Objective
In the lines below, output everything from the first line through the line containing "from matplotlib.lines import Line2D" exactly as it is. Pictures are not part of the output.

◆ ◆ ◆ ◆

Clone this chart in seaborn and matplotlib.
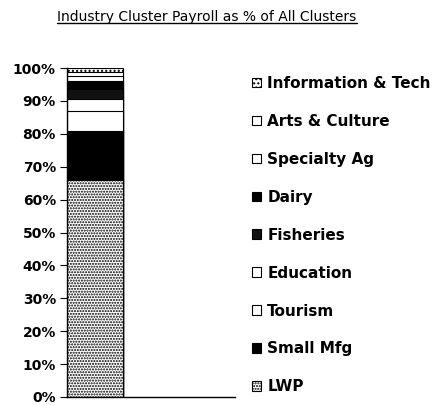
import matplotlib
matplotlib.use("Agg")
import matplotlib.pyplot as plt
import seaborn as sns
import numpy as np
import pandas as pd
from matplotlib.patches import Patch
from matplotlib.lines import Line2D

sns.set_style("white")
plt.rcParams['font.family'] = ['DejaVu Sans']
plt.rcParams['hatch.linewidth'] = 1.0
plt.rcParams['text.color'] = 'black'
plt.rcParams['xtick.color'] = 'black'
plt.rcParams['ytick.color'] = 'black'

# Data (bottom to top)
clusters = ["LWP", "Small Mfg", "Tourism", "Education", "Fisheries",
            "Dairy", "Specialty Ag", "Arts & Culture", "Information & Tech"]
shares = [66.0, 15.0, 6.0, 3.5, 3.0, 2.5, 1.5, 1.2, 1.3]
facecolors = ["white", "black", "white", "white", "#111111",
              "black", "white", "white", "white"]
hatches = ["......", None, None, None, None, None, None, None, "...."]
title = "Industry Cluster Payroll as % of All Clusters"
yticklabels = ["0%", "10%", "20%", "30%", "40%", "50%", "60%", "70%", "80%", "90%", "100%"]

df = pd.DataFrame({"cluster": clusters, "share": np.array(shares) / 100.0})
df["cum"] = df["share"].cumsum()
df["grp"] = "All"

fig = plt.figure(figsize=(4.36, 4.05), dpi=100)
ax = fig.add_axes([67/436, 8/405, (235-67)/436, (397-68)/405])

for i in range(len(df) - 1, -1, -1):
    row = df.iloc[[i]]
    kw = dict(edgecolor="black", linewidth=0.8)
    if hatches[i]:
        kw["hatch"] = hatches[i]
    sns.barplot(data=row, x="grp", y="cum", color=facecolors[i], saturation=1,
                width=0.8, ax=ax, **kw)

ax.set_xlim(-0.4, 2.0)
ax.set_ylim(0, 1.0)
ax.set_yticks(np.linspace(0, 1, 11))
ax.set_yticklabels(yticklabels, fontsize=10, fontweight="bold", color="black")
ax.set_xticks([1.243, 1.829])
ax.set_xticklabels(["", ""])
ax.tick_params(axis="x", length=2, width=0.8, direction="out", colors="black")
ax.tick_params(axis="y", length=5, width=0.8, direction="out", pad=3, left=True, colors="black")
ax.set_xlabel("")
ax.set_ylabel("")
for s in ["top", "right"]:
    ax.spines[s].set_visible(False)
for s in ["left", "bottom"]:
    ax.spines[s].set_color("black")
    ax.spines[s].set_linewidth(1.0)

# Legend (top to bottom)
handles = []
for i in range(len(df) - 1, -1, -1):
    handles.append(Patch(facecolor=facecolors[i], edgecolor="black",
                         hatch=hatches[i], linewidth=0.8, label=clusters[i]))
leg = fig.legend(handles=handles, loc="upper left", bbox_to_anchor=(252/436, 1 - 76/405),
                 frameon=False, prop={"size": 11, "weight": "bold"},
                 handlelength=0.6, handleheight=0.6, handletextpad=0.4,
                 labelspacing=1.5, borderpad=0, borderaxespad=0)
for txt in leg.get_texts():
    txt.set_color("black")

t = fig.text(207/436, 1 - 17/405, title, ha="center", va="center", fontsize=10, color="black")
fig.canvas.draw()
bb = t.get_window_extent().transformed(fig.transFigure.inverted())
fig.add_artist(Line2D([bb.x0, bb.x1], [bb.y0 + 0.002, bb.y0 + 0.002],
                      transform=fig.transFigure, color="black", linewidth=1.0))

fig.savefig("out.png", dpi=100)
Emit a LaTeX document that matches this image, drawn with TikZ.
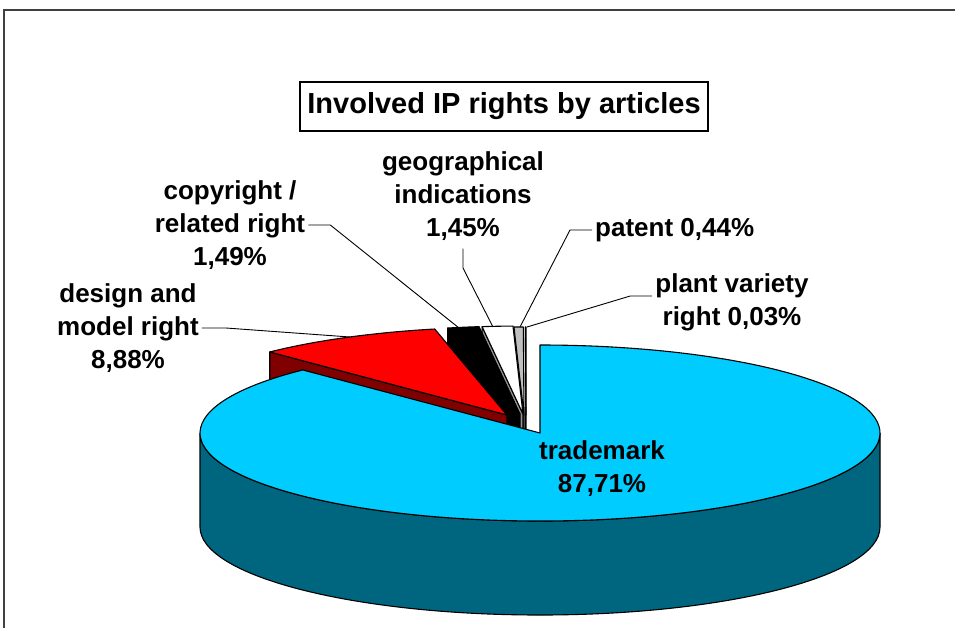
\documentclass[tikz,border=0pt]{standalone}
\usepackage{fontspec}
\setmainfont{Liberation Sans}
\definecolor{tmTop}{RGB}{0,204,255}
\definecolor{tmSide}{RGB}{0,102,128}
\definecolor{dsSide}{RGB}{128,0,0}
\definecolor{ptTop}{RGB}{192,192,192}
\definecolor{ptSide}{RGB}{96,96,96}
\definecolor{giSide}{RGB}{150,150,150}

\tikzstyle{slice}=[draw=black, line width=1.1pt, line join=round]
\tikzstyle{lbl}=[font=\fontsize{26}{33}\selectfont\bfseries, align=center, inner sep=3pt]
\tikzstyle{leader}=[draw=black, line width=0.9pt]

\begin{document}
\begin{tikzpicture}[x=1pt, y=1pt]
            \useasboundingbox (0,0) rectangle (955,-627);
            % frame
            \draw[line width=2pt, black!75] (4,-640) -- (4,-9.5) -- (970,-9.5);
            \node[draw, line width=1.1pt, fill=white, font=\fontsize{29}{35}\selectfont\bfseries, minimum width=408pt, minimum height=49pt, inner sep=0pt] at (504,-106.5) (title) {Involved IP rights by articles};
            % pulled out slices, back to front
            \filldraw[slice, fill=white] (526,-415) -- ++(90.108:340pt and 88pt) -- ++(0,-94) -- (526,-509) -- cycle;
            \filldraw[slice, fill=white] (526,-415) -- ++(90:340pt and 88pt) arc[start angle=90, end angle=90.108, x radius=340pt, y radius=88pt] -- cycle;
            \filldraw[slice, fill=ptSide] (524,-415) -- ++(91.692:340pt and 88pt) -- ++(0,-94) -- (524,-509) -- cycle;
            \filldraw[slice, fill=ptTop] (524,-415) -- ++(90.108:340pt and 88pt) arc[start angle=90.108, end angle=91.692, x radius=340pt, y radius=88pt] -- cycle;
            \filldraw[slice, fill=giSide] (523,-414) -- ++(96.912:340pt and 88pt) -- ++(0,-94) -- (523,-508) -- cycle;
            \filldraw[slice, fill=white] (523,-414) -- ++(91.692:340pt and 88pt) arc[start angle=91.692, end angle=96.912, x radius=340pt, y radius=88pt] -- cycle;
            \filldraw[slice, fill=black] (520,-414) -- ++(102.276:340pt and 88pt) -- ++(0,-94) -- (520,-508) -- cycle;
            \filldraw[slice, fill=black] (520,-414) -- ++(96.912:340pt and 88pt) arc[start angle=96.912, end angle=102.276, x radius=340pt, y radius=88pt] -- cycle;
            \filldraw[slice, fill=dsSide] (507,-415) -- ++(134.244:340pt and 88pt) -- ++(0,-94) -- (507,-509) -- cycle;
            \filldraw[slice, fill=red] (507,-415) -- ++(102.276:340pt and 88pt) arc[start angle=102.276, end angle=134.244, x radius=340pt, y radius=88pt] -- cycle;
            % trademark
            \filldraw[slice, fill=tmSide] (200,-433) arc[start angle=180, end angle=360, x radius=340pt, y radius=88pt] -- ++(0,-94) arc[start angle=360, end angle=180, x radius=340pt, y radius=88pt] -- cycle;
            \filldraw[slice, fill=tmTop] (540,-433) -- ++(134.244:340pt and 88pt) arc[start angle=134.244, end angle=450, x radius=340pt, y radius=88pt] -- cycle;
            % labels
            \node[lbl] at (602,-469) (tmLbl) {trademark\\87,71\%};
            \node[lbl] at (128,-328) (dsLbl) {design and\\model right\\8,88\%};
            \node[lbl] at (230,-225) (crLbl) {copyright /\\related right\\1,49\%};
            \node[lbl] at (463,-196) (giLbl) {geographical\\indications\\1,45\%};
            \node[lbl, anchor=west] at (592,-230) (ptLbl) {patent 0,44\%};
            \node[lbl] at (732,-302) (pvLbl) {plant variety\\right 0,03\%};
            \coordinate (dsTip) at (350,-337);
            \coordinate (crTip) at (459,-328);
            \coordinate (giBend) at (463,-268);
            \coordinate (giTip) at (493,-327);
            \coordinate (ptTip) at (520,-327);
            \coordinate (pvTip) at (527,-327);
            \draw[leader] (dsLbl.east) -- ++(24,0) -- (dsTip);
            \draw[leader] (crLbl.east) -- ++(22,0) -- (crTip);
            \draw[leader] ([yshift=-5pt]giLbl.south) -- (giBend) -- (giTip);
            \draw[leader] (ptLbl.west) -- ++(-22,0) -- (ptTip);
            \draw[leader] ([yshift=6pt]pvLbl.west) -- ++(-22,0) -- (pvTip);
        \end{tikzpicture}
\end{document}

◆ ◆ ◆ ◆

Full response
Clone this chart in seaborn and matplotlib.
import matplotlib
matplotlib.use("Agg")
import matplotlib.pyplot as plt
import seaborn as sns
import numpy as np
import pandas as pd
from matplotlib.patches import Patch
from matplotlib.lines import Line2D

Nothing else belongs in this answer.